Les joueurs d’échecs (Satyajit Ray, 1977)

Alors que leur province est sur le point d’être annexée par l’Empire britannique, deux petits aristocrates ne cessent de jouer aux échecs.

Le parallèle entre les nobles décadents qui oublient leurs affaires et l’évolution de la situation politique ne mène pas à grand-chose d’intéressant. Il y a quelques jolies séquences qui apportent un peu d’humour et de fraîcheur, telle celles qui mettent en scène l’épouse délaissée de Mirza mais dans l’ensemble, cette énième méditation théâtrale de Ray sur le pouvoir, le colonialisme, l’aristocratie et tutti quanti est assez vaine. De plus, sa mise en scène abusant des zooms est un peu moins élégante que d’habitude.

Le visiteur (Agantuk, Satyajit Ray, 1991)

L’épouse d’un notable indien reçoit une lettre de quelqu’un qui se prétend son oncle qu’elle n’a pas vu depuis 35 ans. Après avoir parcouru le monde, il annonce sa visite et compte sur le respect des traditions d’hospitalité de la part de sa nièce.

Les trois derniers films de Satyajit Ray sont des fables mettant en scène la perte des valeurs dans l’Inde capitaliste et occidentalisée. Cet ultime opus s’intéresse particulièrement à la méfiance du bourgeois envers ce qui ne cadre pas avec son schéma de pensée.
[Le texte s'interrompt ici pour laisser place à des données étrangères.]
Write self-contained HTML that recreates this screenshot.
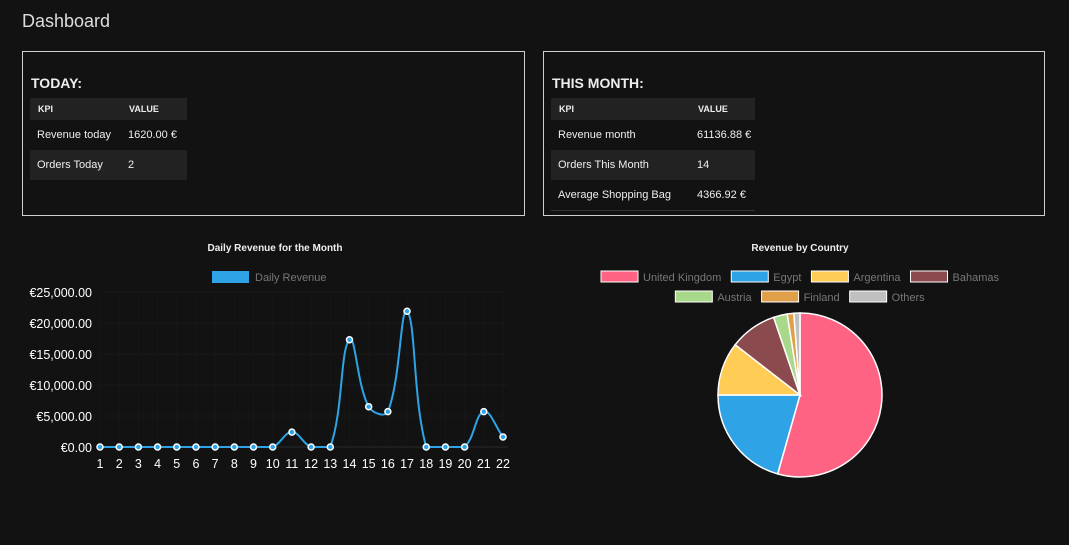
<!DOCTYPE html>
<html><head><meta charset="utf-8"><style>
body{margin:0;width:1069px;height:545px;background:#121212;font-family:"Liberation Sans",sans-serif;color:#eee;position:relative;overflow:hidden}
.abs{position:absolute}
.card{position:absolute;border:1px solid #cfcfcf;box-sizing:border-box}
h2{position:absolute;margin:0;font-size:14px;font-weight:bold;color:#eee}
table{position:absolute;border-collapse:collapse;font-size:11px;color:#eee;table-layout:fixed}
th{background:#222;font-size:9px;text-align:left;height:22px;padding:0 0 0 8px;font-weight:bold;white-space:nowrap}
td{height:30px;padding:0 0 0 7px;white-space:nowrap}
tr.alt td{background:#222}
</style></head><body>
<div class="abs" style="left:22px;top:11px;font-size:18px;color:#ddd">Dashboard</div>

<div class="card" style="left:22px;top:51px;width:503px;height:165px">
<h2 style="left:8px;top:23px">TODAY:</h2>
<table style="left:7px;top:46px;width:157px">
<tr><th style="width:83px">KPI</th><th>VALUE</th></tr>
<tr><td>Revenue today</td><td>1620.00 €</td></tr>
<tr class="alt"><td>Orders Today</td><td>2</td></tr>
</table></div>

<div class="card" style="left:543px;top:51px;width:502px;height:165px">
<h2 style="left:8px;top:23px">THIS MONTH:</h2>
<table style="left:7px;top:46px;width:204px">
<tr><th style="width:131px">KPI</th><th>VALUE</th></tr>
<tr><td>Revenue month</td><td>61136.88 €</td></tr>
<tr class="alt"><td>Orders This Month</td><td>14</td></tr>
<tr><td style="border-bottom:1px solid #333">Average Shopping Bag</td><td style="border-bottom:1px solid #333">4366.92 €</td></tr>
</table></div>

<svg id="line" class="abs" style="left:0;top:0" width="1069" height="545">
<text x="275" y="251" text-anchor="middle" font-size="10" font-weight="bold" fill="#eee">Daily Revenue for the Month</text>
<rect x="212" y="271" width="37" height="12" fill="#2ea3e6"/>
<text x="255" y="281" font-size="11" fill="#777">Daily Revenue</text>
<text x="800" y="251" text-anchor="middle" font-size="10" font-weight="bold" fill="#eee">Revenue by Country</text>
</svg>
<script>
const days=["1","2","3","4","5","6","7","8","9","10","11","12","13","14","15","16","17","18","19","20","21","22"];
const revenue=[0,0,0,0,0,0,0,0,0,0,2400,0,0,17300,6500,5700,21900,0,0,0,5700,1620];
const yTicks=[0,5000,10000,15000,20000,25000];
const countries=["United Kingdom","Egypt","Argentina","Bahamas","Austria","Finland","Others"];
const shares=[54.4,20.6,10.5,9.3,2.7,1.3,1.2];
const colors=["#ff6384","#2ea3e6","#ffcd56","#8b4a4d","#a8d98a","#e0a04a","#c0c0c0"];
const NS="http://www.w3.org/2000/svg";
const svg=document.getElementById('line');
function mk(t,a){const e=document.createElementNS(NS,t);for(const k in a)e.setAttribute(k,a[k]);svg.appendChild(e);return e;}
const x0=100,x1=503,y0=447,y1=292,ymax=25000;
const X=i=>x0+(x1-x0)*i/(days.length-1);
const Y=v=>y0-(y0-y1)*v/ymax;
for(const t of yTicks){
 const g=mk('line',{x1:x0,x2:x1+5,y1:Y(t),y2:Y(t),stroke:t?'#181818':'#2a2a2a'});
 
 const l=mk('text',{x:92,y:Y(t)+5,'text-anchor':'end','font-size':12.5,fill:'#fff'});
 l.textContent='€'+t.toLocaleString('en-US',{minimumFractionDigits:2});
 
}
days.forEach((d,i)=>{
 const g=mk('line',{x1:X(i),x2:X(i),y1:y1,y2:y0,stroke:'#171717'});
 
 const l=mk('text',{x:X(i),y:468,'text-anchor':'middle','font-size':12.5,fill:'#fff'});
 l.textContent=d;
 
});
const pts=revenue.map((v,i)=>[X(i),Y(v)]);
const T=0.4;
const cps=pts.map((p,i)=>{
 const pr=pts[i-1]||p,nx=pts[i+1]||p;
 const d01=Math.hypot(p[0]-pr[0],p[1]-pr[1]),d12=Math.hypot(nx[0]-p[0],nx[1]-p[1]);
 let fa=d01/(d01+d12)||0,fb=d12/(d01+d12)||0;fa*=T;fb*=T;
 return{p:[p[0]-fa*(nx[0]-pr[0]),p[1]-fa*(nx[1]-pr[1])],n:[p[0]+fb*(nx[0]-pr[0]),p[1]+fb*(nx[1]-pr[1])]};
});
let d='M'+pts[0].join(',');
for(let i=1;i<pts.length;i++){
 const a=cps[i-1].n,b=cps[i].p;
 d+=` C${a[0]},${Math.min(a[1],y0)} ${b[0]},${Math.min(b[1],y0)} ${pts[i][0]},${pts[i][1]}`;
}
const path=mk('path',{d:d,fill:'none',stroke:'#2ea3e6','stroke-width':2});

pts.forEach(p=>{
 const c=mk('circle',{cx:p[0],cy:p[1],r:3,fill:'#2ea3e6',stroke:'#fff','stroke-width':1.5});
 
});
// pie legend
const legRows=[[0,1,2,3],[4,5,6]];
legRows.forEach((row,r)=>{
 const y=r?297:277;
 const items=row.map(i=>{
  const s=mk('rect',{y:y-6,width:37,height:11,fill:colors[i],stroke:'#fff','stroke-width':1});
  
  const t=mk('text',{y:y+4,'font-size':11,fill:'#777'});t.textContent=countries[i];
  
  return {s,t,w:42+t.getComputedTextLength()};
 });
 const gap=10;
 const total=items.reduce((a,it)=>a+it.w,0)+gap*(items.length-1);
 let x=800-total/2;
 items.forEach(it=>{it.s.setAttribute('x',x);it.t.setAttribute('x',x+42);x+=it.w+gap;});
});
const cx=800,cy=395,R=82,sum=shares.reduce((a,b)=>a+b,0);
let ang=-Math.PI/2;
shares.forEach((v,i)=>{
 const a2=ang+v/sum*2*Math.PI;
 const large=a2-ang>Math.PI?1:0;
 const p=mk('path',{d:`M${cx},${cy} L${cx+R*Math.cos(ang)},${cy+R*Math.sin(ang)} A${R},${R} 0 ${large} 1 ${cx+R*Math.cos(a2)},${cy+R*Math.sin(a2)} Z`,fill:colors[i],stroke:'#fff','stroke-width':1.5});
 
 
 ang=a2;
});
</script>
</body></html>
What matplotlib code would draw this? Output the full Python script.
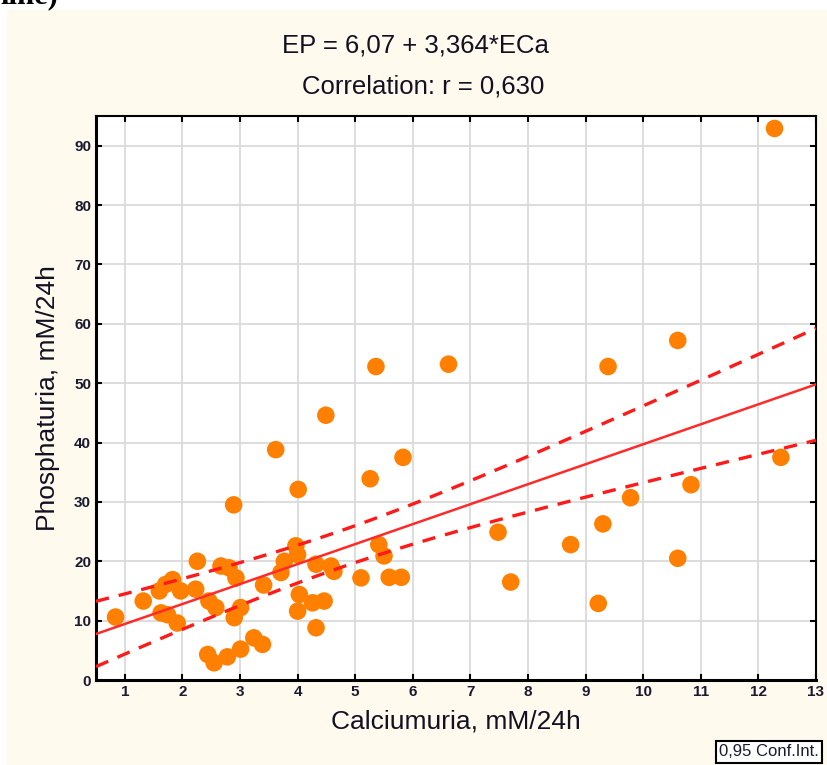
import numpy as np
import matplotlib.pyplot as plt
from matplotlib.patches import Rectangle

# Calciumuria (x) and phosphaturia (y), mM/24h
calciumuria = [0.84, 1.32, 1.60, 1.71, 1.83, 1.97, 2.23, 2.26, 1.63, 1.74,
               1.91, 2.46, 2.58, 2.67, 2.81, 2.93, 3.01, 2.90, 2.44, 2.55,
               2.78, 3.01, 3.24, 3.39, 3.41, 3.71, 3.77, 3.97, 4.00, 4.03,
               4.00, 4.26, 4.46, 4.32, 4.32, 4.58, 4.63, 5.10, 5.41, 5.50,
               5.59, 5.80, 2.89, 3.62, 4.01, 4.49, 5.26, 5.36, 5.83, 6.62,
               7.48, 7.70, 8.74, 9.22, 9.30, 9.39, 9.78, 10.60, 10.60, 10.83,
               12.28, 12.39]
phosphaturia = [10.6, 13.3, 15.0, 16.1, 16.9, 15.0, 15.3, 20.0, 11.3, 11.0,
                9.6, 13.3, 12.2, 19.2, 18.9, 17.2, 12.2, 10.5, 4.3, 2.9,
                3.9, 5.2, 7.1, 6.0, 16.0, 18.1, 20.0, 22.6, 21.1, 14.4,
                11.6, 13.0, 13.3, 8.8, 19.5, 19.2, 18.3, 17.2, 22.8, 20.9,
                17.3, 17.3, 29.5, 38.8, 32.1, 44.6, 33.9, 52.8, 37.5, 53.2,
                24.9, 16.5, 22.8, 12.9, 26.3, 52.8, 30.7, 57.2, 20.5, 32.9,
                92.9, 37.5]

intercept = 6.07
slope = 3.364
r_value = 0.630
t_crit = 2.0  # t(0.975, n-2) for n around 60

x = np.array(calciumuria)
y = np.array(phosphaturia)

plt.rcParams['font.family'] = ['Liberation Sans', 'DejaVu Sans']

fig = plt.figure(figsize=(8.28, 7.65), dpi=100, facecolor='white')
fig.patches.append(Rectangle((7 / 828, 0), 1, 755 / 765, transform=fig.transFigure,
                             facecolor='#FFF9EE', edgecolor='none', zorder=-10))
# tail of the caption line above the chart
fig.text(0.0, 0.996, 'line)', family='Liberation Serif', fontweight='bold',
         fontsize=22, va='baseline', ha='left')

ax = fig.add_axes([96 / 828, 85 / 765, 720 / 828, 564 / 765])
ax.set_facecolor('white')

# regression line and 95% confidence band
xs = np.linspace(0.5, 13, 200)
fit = intercept + slope * xs
resid = y - (intercept + slope * x)
n = len(x)
s = np.sqrt(np.sum(resid ** 2) / (n - 2))
sxx = np.sum((x - x.mean()) ** 2)
half = t_crit * s * np.sqrt(1 / n + (xs - x.mean()) ** 2 / sxx)

ax.scatter(x, y, s=160, color='#FF8000', edgecolors='none', zorder=3)
ax.plot(xs, fit, color='#FF2A2A', lw=1.8, zorder=4)
ax.plot(xs, fit + half, color='#FF1A1A', lw=2.4, ls=(0, (4, 3)), zorder=4)
ax.plot(xs, fit - half, color='#FF1A1A', lw=2.4, ls=(0, (4, 3)), zorder=4)

ax.set_xlim(0.5, 13)
ax.set_ylim(0, 95)
ax.set_xticks(range(1, 14))
ax.set_yticks(range(0, 100, 10))
ax.grid(True, color='#DADADA', lw=1.3)
ax.set_axisbelow(True)
ax.tick_params(direction='in', length=4, width=1.5, labelsize=11,
               labelcolor='#1A1A30', top=True, right=True)
for lab in ax.get_xticklabels() + ax.get_yticklabels():
    lab.set_fontweight('bold')
for side in ax.spines.values():
    side.set_linewidth(1.5)
ax.spines['left'].set_linewidth(2.2)
ax.spines['bottom'].set_linewidth(2.2)

ax.set_xlabel('Calciumuria, mM/24h', fontsize=19, labelpad=8, color='#111122')
ax.set_ylabel('Phosphaturia, mM/24h', fontsize=19, labelpad=10, color='#111122')

fig.text(0.502, 0.941, 'EP = 6,07 + 3,364*ECa', fontsize=18.5, ha='center',
         va='center', color='#111122')
fig.text(0.511, 0.887, 'Correlation: r = 0,630', fontsize=18.5, ha='center',
         va='center', color='#111122')

fig.text(719 / 828, 13 / 765, '0,95 Conf.Int.', fontsize=12, color='#1A1A30',
         ha='left', va='center',
         bbox=dict(boxstyle='square,pad=0.2', facecolor='white', edgecolor='black', lw=1.5))

fig.savefig('out.png', dpi=100, facecolor=fig.get_facecolor())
Le style y est d’une simplicité toute théâtrale, entièrement focalisé sur les acteurs. On retrouve notamment l’attention particulière du cinéaste pour les visages des hommes et des femmes qu’il filme. Cette épure de la mise en scène ainsi que la lenteur du rythme font malheureusement ressortir la lourdeur didactique de la dramaturgie d’un moralisateur réactionnaire (ou d’un vieux sage humaniste, c’est au choix).